## WHAT YOU WILL DO
Provide an exact copy of the data, excluding the images.

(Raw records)
════
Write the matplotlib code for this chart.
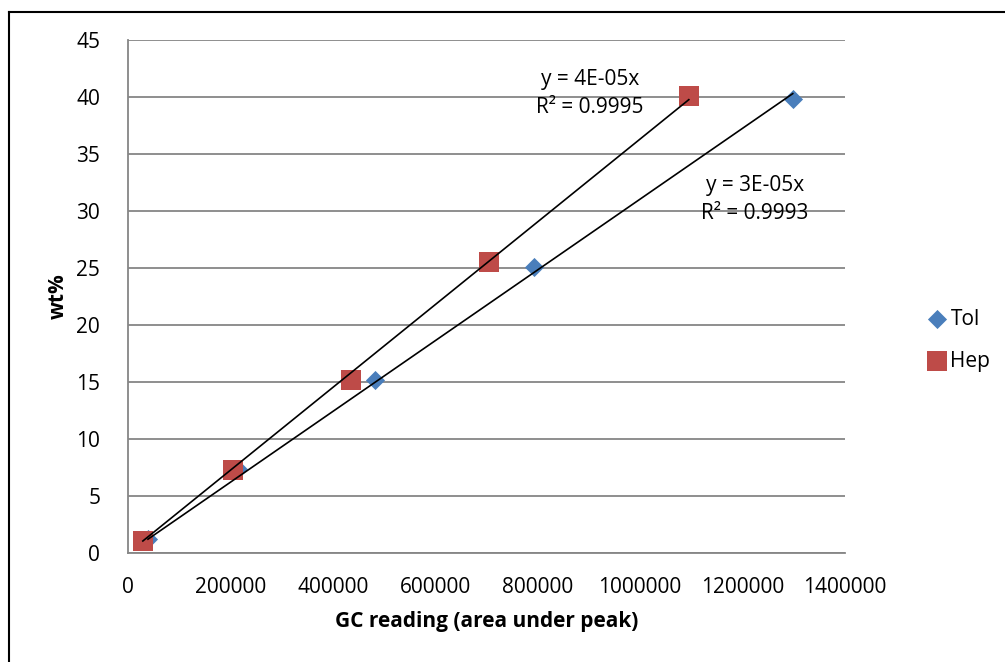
import numpy as np
import matplotlib.pyplot as plt
from matplotlib.lines import Line2D

plt.rcParams['font.family'] = ['Open Sans', 'DejaVu Sans']

# Calibration data: GC peak area vs concentration
tol_area = [39000, 215000, 482000, 793000, 1298000]
tol_wt = [1.2, 7.37, 15.2, 25.1, 39.8]
hep_area = [29000, 205000, 435000, 705000, 1095000]
hep_wt = [1.05, 7.28, 15.2, 25.5, 40.1]

tol_eq = "y = 3E-05x\nR² = 0.9993"
hep_eq = "y = 4E-05x\nR² = 0.9995"

x_ticks = [0, 200000, 400000, 600000, 800000, 1000000, 1200000, 1400000]
y_ticks = [0, 5, 10, 15, 20, 25, 30, 35, 40, 45]

fs = 15


def fit_origin(x, y):
    # least squares line forced through zero
    x = np.asarray(x, float)
    y = np.asarray(y, float)
    return (x * y).sum() / (x * x).sum()


fig = plt.figure(figsize=(10.05, 6.62), dpi=100)
ax = fig.add_axes([128 / 1005, 1 - 553 / 662, 717 / 1005, 513 / 662])

grid_col = '#868686'
ax.set_xlim(0, 1400000)
ax.set_ylim(0, 45)
ax.set_xticks(x_ticks)
ax.set_yticks(y_ticks)
ax.set_xticklabels([str(v) for v in x_ticks])
ax.tick_params(length=0, labelsize=fs, pad=17)
ax.tick_params(axis='y', pad=20)
ax.yaxis.grid(True, color=grid_col, linewidth=1.3)
ax.set_axisbelow(True)
for s in ['top', 'right']:
    ax.spines[s].set_visible(False)
for s in ['left', 'bottom']:
    ax.spines[s].set_color(grid_col)
    ax.spines[s].set_linewidth(1.3)

# trend lines over the data range
for xs, ys in [(tol_area, tol_wt), (hep_area, hep_wt)]:
    m = fit_origin(xs, ys)
    xr = np.array([min(xs), max(xs)])
    ax.plot(xr, m * xr, color='black', linewidth=1.2, zorder=4)

ax.scatter(tol_area, tol_wt, marker='D', s=95, color='#4a7ebb', label='Tol',
           zorder=3, linewidths=0)
ax.scatter(hep_area, hep_wt, marker='s', s=210, color='#be4b48', label='Hep',
           zorder=3, linewidths=0)

ax.text(902000, 40.3, hep_eq, ha='center', va='center', fontsize=fs,
        linespacing=1.45)
ax.text(1224000, 31.0, tol_eq, ha='center', va='center', fontsize=fs,
        linespacing=1.45)

ax.set_xlabel('GC reading (area under peak)', fontsize=fs, fontweight='bold',
              labelpad=10)
ax.set_ylabel('wt%', fontsize=fs, fontweight='bold', labelpad=5)

ax.legend(loc='center left', bbox_to_anchor=(1.102, 0.415), frameon=False,
          fontsize=fs, handletextpad=0.15, labelspacing=1.0, borderaxespad=0,
          handlelength=1.0)

# outer chart frame
fig.add_artist(Line2D([9 / 1005, 9 / 1005], [0, 1 - 12 / 662], color='black',
                      linewidth=1.5, transform=fig.transFigure))
fig.add_artist(Line2D([9 / 1005, 1], [1 - 12 / 662, 1 - 12 / 662], color='black',
                      linewidth=1.5, transform=fig.transFigure))

fig.savefig('out.png', dpi=100)
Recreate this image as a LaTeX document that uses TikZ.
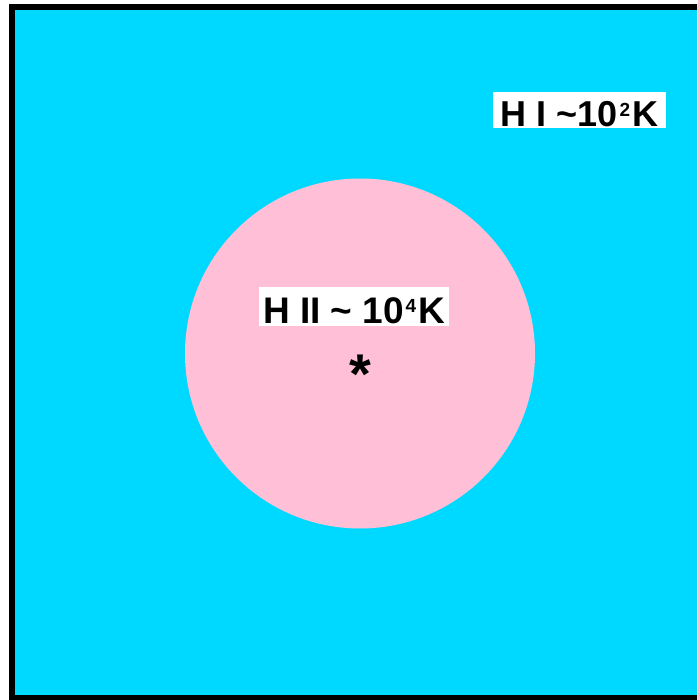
\documentclass[tikz,border=0pt]{standalone}
\usepackage{fontspec}
\setmainfont{Liberation Sans}
\definecolor{skycyan}{RGB}{0,217,255}
\definecolor{hiipink}{RGB}{255,191,214}
\newcommand{\mysup}[1]{\kern1.5pt\raisebox{0.28em}{\fontsize{19}{22}\selectfont #1}\kern2pt}
\tikzset{
  label box/.style={fill=white, inner sep=0pt, font=\bfseries},
}
\begin{document}
\begin{tikzpicture}[x=1pt,y=-1pt]
\useasboundingbox (0,0) rectangle (697,700);
\clip (0,0) rectangle (697,700);
\fill[white] (0,0) rectangle (697,700);
\draw[line width=6pt, fill=skycyan] (12,7) rectangle (710,698);
\fill[hiipink] (360,353.5) circle[radius=175];
\node[label box, minimum width=173pt, minimum height=36pt, text height=35pt, text depth=1pt,
  font=\fontsize{36}{40}\selectfont\bfseries] (hi) at (579.5,110)
  {H I \char`\~10\mysup{2}K};
\node[label box, minimum width=190pt, minimum height=39pt, text height=36pt, text depth=3pt,
  font=\fontsize{37}{42}\selectfont\bfseries] (hii) at (354,306.5)
  {H II \char`\~{} 10\mysup{4}K};
\node[inner sep=0pt, font=\fontsize{56}{60}\selectfont\bfseries] (star) at (360,374) {*};
\end{tikzpicture}
\end{document}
════
## RESULT
Write the matplotlib code for this chart.
import numpy as np
import matplotlib.pyplot as plt
from matplotlib.lines import Line2D

plt.rcParams['font.family'] = ['Open Sans', 'DejaVu Sans']

# Calibration data: GC peak area vs concentration
tol_area = [39000, 215000, 482000, 793000, 1298000]
tol_wt = [1.2, 7.37, 15.2, 25.1, 39.8]
hep_area = [29000, 205000, 435000, 705000, 1095000]
hep_wt = [1.05, 7.28, 15.2, 25.5, 40.1]

tol_eq = "y = 3E-05x\nR² = 0.9993"
hep_eq = "y = 4E-05x\nR² = 0.9995"

x_ticks = [0, 200000, 400000, 600000, 800000, 1000000, 1200000, 1400000]
y_ticks = [0, 5, 10, 15, 20, 25, 30, 35, 40, 45]

fs = 15


def fit_origin(x, y):
    # least squares line forced through zero
    x = np.asarray(x, float)
    y = np.asarray(y, float)
    return (x * y).sum() / (x * x).sum()


fig = plt.figure(figsize=(10.05, 6.62), dpi=100)
ax = fig.add_axes([128 / 1005, 1 - 553 / 662, 717 / 1005, 513 / 662])

grid_col = '#868686'
ax.set_xlim(0, 1400000)
ax.set_ylim(0, 45)
ax.set_xticks(x_ticks)
ax.set_yticks(y_ticks)
ax.set_xticklabels([str(v) for v in x_ticks])
ax.tick_params(length=0, labelsize=fs, pad=17)
ax.tick_params(axis='y', pad=20)
ax.yaxis.grid(True, color=grid_col, linewidth=1.3)
ax.set_axisbelow(True)
for s in ['top', 'right']:
    ax.spines[s].set_visible(False)
for s in ['left', 'bottom']:
    ax.spines[s].set_color(grid_col)
    ax.spines[s].set_linewidth(1.3)

# trend lines over the data range
for xs, ys in [(tol_area, tol_wt), (hep_area, hep_wt)]:
    m = fit_origin(xs, ys)
    xr = np.array([min(xs), max(xs)])
    ax.plot(xr, m * xr, color='black', linewidth=1.2, zorder=4)

ax.scatter(tol_area, tol_wt, marker='D', s=95, color='#4a7ebb', label='Tol',
           zorder=3, linewidths=0)
ax.scatter(hep_area, hep_wt, marker='s', s=210, color='#be4b48', label='Hep',
           zorder=3, linewidths=0)

ax.text(902000, 40.3, hep_eq, ha='center', va='center', fontsize=fs,
        linespacing=1.45)
ax.text(1224000, 31.0, tol_eq, ha='center', va='center', fontsize=fs,
        linespacing=1.45)

ax.set_xlabel('GC reading (area under peak)', fontsize=fs, fontweight='bold',
              labelpad=10)
ax.set_ylabel('wt%', fontsize=fs, fontweight='bold', labelpad=5)

ax.legend(loc='center left', bbox_to_anchor=(1.102, 0.415), frameon=False,
          fontsize=fs, handletextpad=0.15, labelspacing=1.0, borderaxespad=0,
          handlelength=1.0)

# outer chart frame
fig.add_artist(Line2D([9 / 1005, 9 / 1005], [0, 1 - 12 / 662], color='black',
                      linewidth=1.5, transform=fig.transFigure))
fig.add_artist(Line2D([9 / 1005, 1], [1 - 12 / 662, 1 - 12 / 662], color='black',
                      linewidth=1.5, transform=fig.transFigure))

fig.savefig('out.png', dpi=100)
Recreate this image as a LaTeX document that uses TikZ.
\documentclass[tikz,border=0pt]{standalone}
\usepackage{fontspec}
\setmainfont{Liberation Sans}
\definecolor{skycyan}{RGB}{0,217,255}
\definecolor{hiipink}{RGB}{255,191,214}
\newcommand{\mysup}[1]{\kern1.5pt\raisebox{0.28em}{\fontsize{19}{22}\selectfont #1}\kern2pt}
\tikzset{
  label box/.style={fill=white, inner sep=0pt, font=\bfseries},
}
\begin{document}
\begin{tikzpicture}[x=1pt,y=-1pt]
\useasboundingbox (0,0) rectangle (697,700);
\clip (0,0) rectangle (697,700);
\fill[white] (0,0) rectangle (697,700);
\draw[line width=6pt, fill=skycyan] (12,7) rectangle (710,698);
\fill[hiipink] (360,353.5) circle[radius=175];
\node[label box, minimum width=173pt, minimum height=36pt, text height=35pt, text depth=1pt,
  font=\fontsize{36}{40}\selectfont\bfseries] (hi) at (579.5,110)
  {H I \char`\~10\mysup{2}K};
\node[label box, minimum width=190pt, minimum height=39pt, text height=36pt, text depth=3pt,
  font=\fontsize{37}{42}\selectfont\bfseries] (hii) at (354,306.5)
  {H II \char`\~{} 10\mysup{4}K};
\node[inner sep=0pt, font=\fontsize{56}{60}\selectfont\bfseries] (star) at (360,374) {*};
\end{tikzpicture}
\end{document}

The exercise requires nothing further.